Transfield Shipping Inc v Mercator Shipping Inc [2008] UKHL 48; [2008] WLR (D) 232

HL(E): Lord Hoffmann, Lord Hope of Craighead, Lord Rodger of Earlsferry, Lord Walker of Gestingthorpe and Baroness Hale of Richmond: 9 July 2008


Charterers were not liable in damages for a shipowner's loss of profits on a subsequent fixture resulting from the late redelivery of the vessel.
The House of Lords so held in allowing an appeal by charterers, Transfield Shipping Inc, from the order of the Court of Appeal (Ward, Tuckey and Rix LJJ) [2007] 2 Lloyd's Rep 555 affirming the decision of Christopher Clarke J to uphold an arbitrators' award, by a majority, that the owners of the Achilleas, Mercator Shipping Inc, had been entitled to recover from the charterers, who had returned the vessel nine days late, their loss of profit of US$1.3 on a follow-on fixture.

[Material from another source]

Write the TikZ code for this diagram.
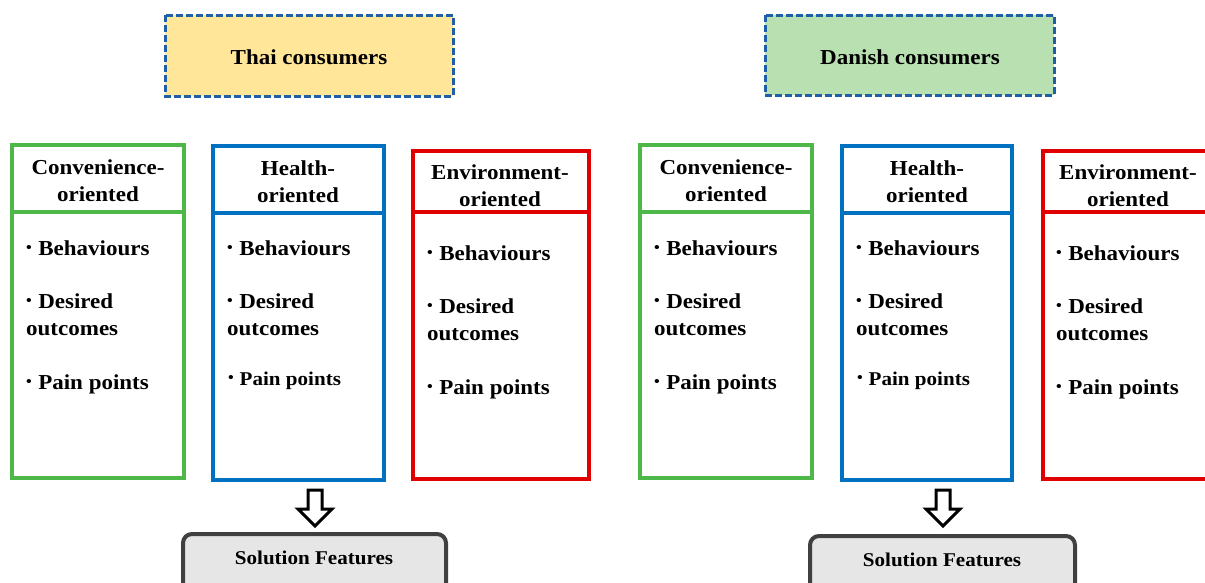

LORD HOFFMANN said that liability for damages in contract had to be founded on the intention of the parties, objectively ascertained. It was in principle wrong to hold someone liable for risks for which people entering into such a contract in their particular market would not reasonably be considered to have undertaken. The general understanding in the shipping industry was that damages were not recoverable for loss of a profitable following fixture. Moreover, applying South Australia Asset Management Corpn v York Montague Ltd [1997] AC 191, one had to decide whether the loss for which the compensation was sought was of a kind or type for which the contract-breaker ought fairly to be taken to have accepted responsibility. These parties, contracting against the background of shipping market expectations, would not have considered losses arising from the loss of the following fixture a kind or type for which the charterer was assuming responsibility.

LORD RODGER said that, in the absence of special knowledge, a party entering into a contract could only be supposed to have contemplated losses which were likely to result from the breach in question, in other words, those losses which would generally happen in the ordinary course of things if the breach occurred. Here neither party would reasonably have contemplated that an overrun of nine days would in the ordinary course of things cause the owners the kind of loss for which they had claimed damages. It was too remote to give rise to a claim for damages for breach of contract. His Lordship had not found it necessary to explore the issues concerning the South Australia case and assumption of responsibility but he was otherwise in substantial agreement with Lord Hoffmann.

LORD HOPE delivered a speech concurring with Lord Hoffmann. LORD WALKER delivered a speech concurring with Lord Hoffmann, Lord Hope and Lord Rodger. LADY HALE delivered a speech concurring in part with Lord Rodger.



Appearances: Dominic Kendrick QC and Benjamin Parker (Swinnerton Moore LLP) for the charterers; Simon Croall QC and Ruth Hosking (Bentley Stokes & Lowless) for the owners.


Reported by: C T Beresford, barrister.